Sceptics question whether there are bugs in the planes’ imaging systems, or whether the pilots were tricked by atmospheric effects and reflections. 

However, Kevin Day, the Princeton’s senior radar operator at the time, says his screen showed well over 100 UFOs over the course of that week. ‘Watching them on the display was like watching snow fall from the sky,’ he says.

Cmdr Fravor says: ‘There is a capability out there, I don’t know where it’s from. I’m not saying it’s from outer space, but I’m not saying it’s from here either.’

Some physicists have outlined how ‘field propulsion’ systems can move an object at astonishing speeds without any propellant, by creating external force fields so the space around the object moves rather than the object. 

However, the theory is purely speculative — perhaps even less feasible than little green men in physics-defying spaceships.

WHAT IS THE SECRET PENTAGON DEPARTMENT INVESTIGATION ON UFO ATTACKS?

UFO enthusiasts have argued for decades that the U.S. government has been covering up the existence of unidentified craft containing alien visitors. 

The idea that a hush-hush government outfit was investigating sightings and other bizarre phenomena famously provided the basis for TV drama series The X-Files. 

Now, it seems the cult series wasn’t such a flight of fancy after all.
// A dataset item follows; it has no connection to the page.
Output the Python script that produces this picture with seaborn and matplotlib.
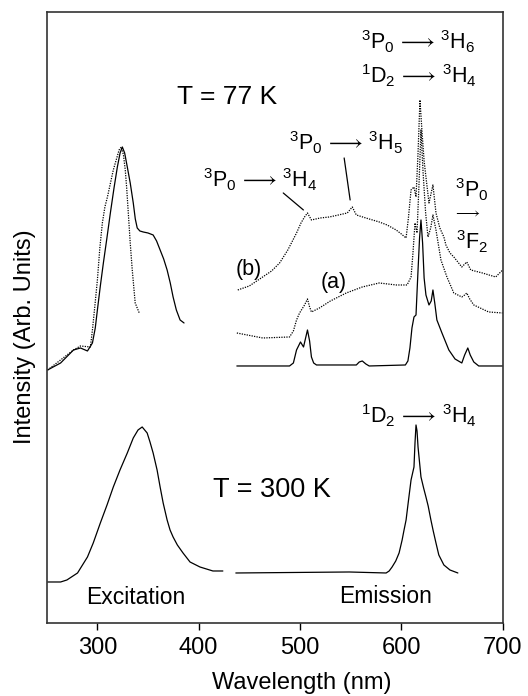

The shadowy Advanced Aerospace Threat Identification Program’s existence was intentionally buried in the defense department’s $600 billion (£448.76 bn) annual budget, as were its headquarters, deep within the labyrinthine Pentagon building. 

Based on the fifth floor of C Ring, the secret department has spent years investigating reports of unidentified flying objects.

Although the Pentagon officially stopped funding the project in 2012, insiders told the New York Times it is still operating. And, more tantalizingly, intelligence experts who ran it, and politicians who backed it, insist its research has not been fruitless.

Having investigated myriad reports from U.S. servicemen of encounters between unknown objects and military planes, they are convinced that nothing in this world can explain them.